## Extracted records:

[START]

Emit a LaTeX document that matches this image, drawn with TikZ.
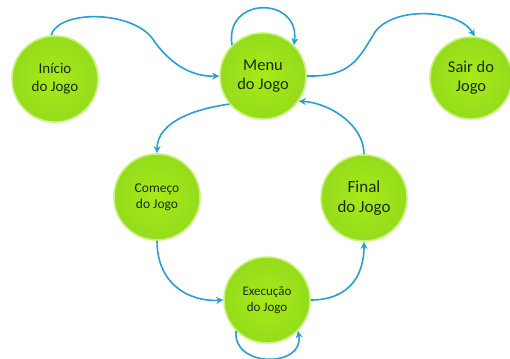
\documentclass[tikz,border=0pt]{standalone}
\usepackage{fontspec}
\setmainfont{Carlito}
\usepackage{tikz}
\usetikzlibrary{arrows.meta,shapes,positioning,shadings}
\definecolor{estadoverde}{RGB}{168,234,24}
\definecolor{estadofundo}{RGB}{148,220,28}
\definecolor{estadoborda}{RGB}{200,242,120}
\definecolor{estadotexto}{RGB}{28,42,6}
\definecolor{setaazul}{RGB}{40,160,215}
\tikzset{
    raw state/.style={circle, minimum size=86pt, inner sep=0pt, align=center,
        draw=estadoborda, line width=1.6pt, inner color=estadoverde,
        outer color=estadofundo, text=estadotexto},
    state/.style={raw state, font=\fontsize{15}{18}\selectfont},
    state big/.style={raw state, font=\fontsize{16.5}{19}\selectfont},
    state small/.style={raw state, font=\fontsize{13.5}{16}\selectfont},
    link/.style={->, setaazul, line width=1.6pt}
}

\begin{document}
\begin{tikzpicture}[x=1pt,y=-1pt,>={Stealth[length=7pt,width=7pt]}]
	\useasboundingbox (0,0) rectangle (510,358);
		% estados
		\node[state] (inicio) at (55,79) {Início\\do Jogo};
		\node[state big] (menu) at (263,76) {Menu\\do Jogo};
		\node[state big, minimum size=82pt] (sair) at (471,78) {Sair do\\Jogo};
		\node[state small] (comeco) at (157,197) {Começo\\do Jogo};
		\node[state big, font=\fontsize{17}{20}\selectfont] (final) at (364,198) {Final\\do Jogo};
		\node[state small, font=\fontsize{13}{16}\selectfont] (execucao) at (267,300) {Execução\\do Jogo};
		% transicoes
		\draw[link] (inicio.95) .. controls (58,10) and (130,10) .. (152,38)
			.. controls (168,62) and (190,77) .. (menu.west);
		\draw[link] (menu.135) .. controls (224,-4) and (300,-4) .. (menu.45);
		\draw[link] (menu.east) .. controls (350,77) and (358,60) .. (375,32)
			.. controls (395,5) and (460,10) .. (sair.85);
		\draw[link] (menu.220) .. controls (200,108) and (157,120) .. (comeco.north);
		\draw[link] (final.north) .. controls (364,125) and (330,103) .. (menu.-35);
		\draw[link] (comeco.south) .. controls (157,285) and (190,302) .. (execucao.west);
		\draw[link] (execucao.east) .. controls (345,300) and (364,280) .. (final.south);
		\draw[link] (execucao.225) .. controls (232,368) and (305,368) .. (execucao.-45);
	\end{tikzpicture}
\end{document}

[END]
[START]

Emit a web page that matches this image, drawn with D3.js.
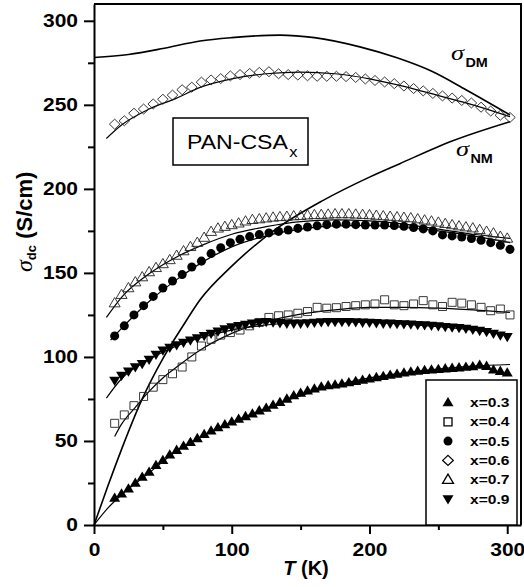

[END]
[START]

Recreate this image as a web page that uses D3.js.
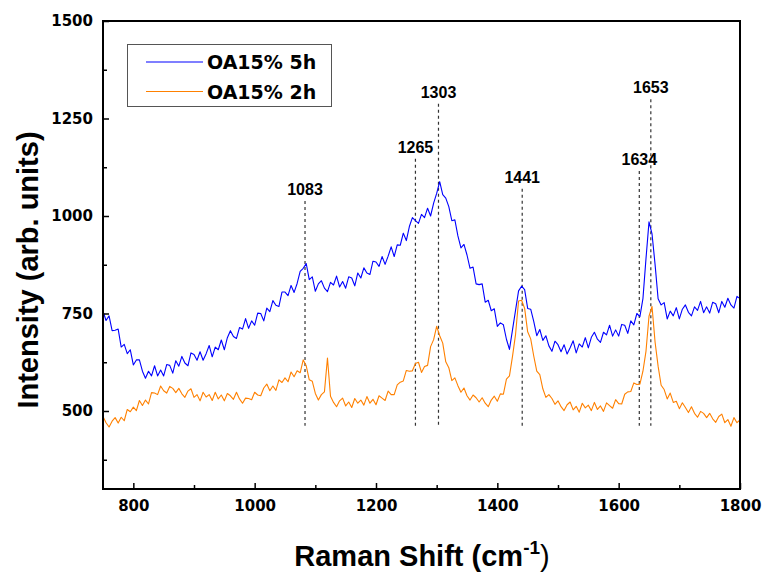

[END]

## What to do:
Pick out every line with the string "page" and copy it.

## Full response:
Emit a web page that matches this image, drawn with D3.js.
Recreate this image as a web page that uses D3.js.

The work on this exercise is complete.